Description of the task:
Extract the lines of the material below, beginning with the first and ending with the line that holds "Chart.register(...registerables);". Skip every picture.

- - - - -

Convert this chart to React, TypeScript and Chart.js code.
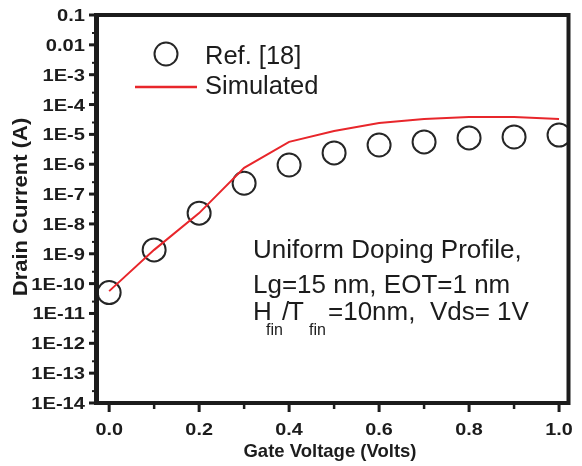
import { useEffect, useRef } from "react";
import { Chart, registerables } from "chart.js";

Chart.register(...registerables);

// Gate sweep (V) shared by both curves
const gateVoltage = [0, 0.1, 0.2, 0.3, 0.4, 0.5, 0.6, 0.7, 0.8, 0.9, 1.0];
// Reference measurement, drain current (A)
const refCurrent = [5.0e-11, 1.35e-9, 2.3e-8, 2.3e-7, 9.4e-7, 2.4e-6, 4.4e-6, 5.6e-6, 7.6e-6, 8.2e-6, 9.5e-6];
// Simulated drain current (A)
const simCurrent = [5.6e-11, 1.35e-9, 2.3e-8, 7.6e-7, 5.6e-6, 1.3e-5, 2.4e-5, 3.3e-5, 3.8e-5, 3.8e-5, 3.3e-5];

const xMajorTicks = [0, 0.2, 0.4, 0.6, 0.8, 1.0];
const xMinorTicks = [0.1, 0.3, 0.5, 0.7, 0.9];
const xTickLabels = ["0.0", "0.2", "0.4", "0.6", "0.8", "1.0"];
const yMajorTicks = [1e-1, 1e-2, 1e-3, 1e-4, 1e-5, 1e-6, 1e-7, 1e-8, 1e-9, 1e-10, 1e-11, 1e-12, 1e-13, 1e-14];
const yTickLabels = ["0.1", "0.01", "1E-3", "1E-4", "1E-5", "1E-6", "1E-7", "1E-8", "1E-9", "1E-10", "1E-11", "1E-12", "1E-13", "1E-14"];

const FONT = '"Liberation Sans", Arial, sans-serif';
const INK = "#1c1c1c";
const RED = "#e8262b";

function stretchedText(
  ctx: CanvasRenderingContext2D,
  text: string,
  x: number,
  y: number,
  sx: number,
  align: CanvasTextAlign
) {
  ctx.save();
  ctx.translate(x, y);
  ctx.scale(sx, 1);
  ctx.textAlign = align;
  ctx.textBaseline = "alphabetic";
  ctx.fillText(text, 0, 0);
  ctx.restore();
}

function seg(ctx: CanvasRenderingContext2D, x1: number, y1: number, x2: number, y2: number) {
  ctx.beginPath();
  ctx.moveTo(x1, y1);
  ctx.lineTo(x2, y2);
  ctx.stroke();
}

// Frame, tick marks, tick labels, axis titles, legend and annotation
const decorPlugin = {
  id: "decor",
  afterDraw(chart: any) {
    const { ctx, chartArea: a } = chart;
    const xs = chart.scales.x;
    const ys = chart.scales.y;
    ctx.save();
    ctx.fillStyle = INK;
    ctx.strokeStyle = INK;
    ctx.lineCap = "butt";

    // box frame
    ctx.lineWidth = 4;
    ctx.strokeRect(a.left, a.top, a.right - a.left, a.bottom - a.top);
    ctx.lineWidth = 5;
    seg(ctx, a.left - 0.5, a.top - 2, a.left - 0.5, a.bottom + 2);

    // x ticks
    ctx.lineWidth = 3;
    xMajorTicks.forEach((v) => {
      const px = xs.getPixelForValue(v);
      seg(ctx, px, a.bottom + 2, px, a.bottom + 9);
    });
    ctx.lineWidth = 2.5;
    xMinorTicks.forEach((v) => {
      const px = xs.getPixelForValue(v);
      seg(ctx, px, a.bottom + 2, px, a.bottom + 6);
    });

    // y ticks
    ctx.lineWidth = 3;
    yMajorTicks.forEach((v) => {
      const py = ys.getPixelForValue(v);
      seg(ctx, a.left - 2, py, a.left - 8, py);
    });
    ctx.lineWidth = 2;
    yMajorTicks.slice(1).forEach((v) => {
      const py = ys.getPixelForValue(v * 2.5);
      seg(ctx, a.left - 2, py, a.left - 5, py);
    });

    // tick labels
    ctx.font = `bold 16.5px ${FONT}`;
    xMajorTicks.forEach((v, i) => {
      stretchedText(ctx, xTickLabels[i], xs.getPixelForValue(v), 435, 1.2, "center");
    });
    yMajorTicks.forEach((v, i) => {
      stretchedText(ctx, yTickLabels[i], 85, ys.getPixelForValue(v) + 6, 1.22, "right");
    });

    // axis titles
    ctx.font = `bold 18.5px ${FONT}`;
    stretchedText(ctx, "Gate Voltage (Volts)", 330, 457, 1.0, "center");
    ctx.save();
    ctx.translate(27, 207);
    ctx.rotate(-Math.PI / 2);
    ctx.font = `bold 20px ${FONT}`;
    stretchedText(ctx, "Drain Current (A)", 0, 0, 1.1, "center");
    ctx.restore();

    // legend
    ctx.lineWidth = 2;
    ctx.strokeStyle = "#262626";
    ctx.beginPath();
    ctx.arc(166, 54, 11.5, 0, Math.PI * 2);
    ctx.stroke();
    ctx.strokeStyle = RED;
    ctx.lineWidth = 2.5;
    seg(ctx, 135, 87, 197, 87);
    ctx.font = `25.5px ${FONT}`;
    ctx.fillStyle = INK;
    stretchedText(ctx, "Ref. [18]", 205, 64, 1.0, "left");
    stretchedText(ctx, "Simulated", 205, 94, 1.0, "left");

    // annotation
    ctx.font = `26px ${FONT}`;
    stretchedText(ctx, "Uniform Doping Profile,", 253, 258, 1.0, "left");
    stretchedText(ctx, "Lg=15 nm, EOT=1 nm", 253, 293, 1.0, "left");
    stretchedText(ctx, "H", 253, 320, 1.0, "left");
    stretchedText(ctx, "/", 282, 320, 1.0, "left");
    stretchedText(ctx, "T", 288, 320, 1.0, "left");
    stretchedText(ctx, "=10nm,  Vds= 1V", 328, 320, 1.0, "left");
    ctx.font = `16px ${FONT}`;
    stretchedText(ctx, "fin", 266, 335, 1.0, "left");
    stretchedText(ctx, "fin", 309, 335, 1.0, "left");

    ctx.restore();
  },
};

export default function App() {
  const canvasRef = useRef<HTMLCanvasElement | null>(null);

  useEffect(() => {
    const canvas = canvasRef.current;
    if (!canvas) return;
    const chart = new Chart(canvas, {
      type: "line",
      data: {
        datasets: [
          {
            label: "Simulated",
            data: gateVoltage.map((v, i) => ({ x: v, y: simCurrent[i] })),
            borderColor: RED,
            borderWidth: 2,
            pointRadius: 0,
            tension: 0,
            fill: false,
            order: 0,
          },
          {
            label: "Ref. [18]",
            data: gateVoltage.map((v, i) => ({ x: v, y: refCurrent[i] })),
            showLine: false,
            pointRadius: 11.5,
            pointBorderWidth: 2,
            pointBorderColor: "#262626",
            pointBackgroundColor: "rgba(0,0,0,0)",
            order: 1,
          },
        ],
      },
      options: {
        animation: false,
        responsive: true,
        maintainAspectRatio: false,
        events: [],
        layout: { padding: { top: 15, right: 4, bottom: 0, left: 0 } },
        plugins: { legend: { display: false }, tooltip: { enabled: false } },
        scales: {
          x: {
            type: "linear",
            min: -0.027,
            max: 1.021,
            grid: { display: false },
            border: { display: false },
            ticks: { display: false },
            afterFit: (s: any) => {
              s.height = 63;
            },
          },
          y: {
            type: "logarithmic",
            min: 1e-14,
            max: 0.1,
            grid: { display: false },
            border: { display: false },
            ticks: { display: false },
            afterFit: (s: any) => {
              s.width = 97;
            },
          },
        },
      },
      plugins: [decorPlugin],
    } as any);
    return () => chart.destroy();
  }, []);

  return (
    <div style={{ position: "fixed", left: 0, top: 0, width: 582, height: 466, background: "#fff" }}>
      <canvas ref={canvasRef} />
    </div>
  );
}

- - - - -

Response to this task:
Convert this chart to React, TypeScript and Chart.js code.
import { useEffect, useRef } from "react";
import { Chart, registerables } from "chart.js";

Chart.register(...registerables);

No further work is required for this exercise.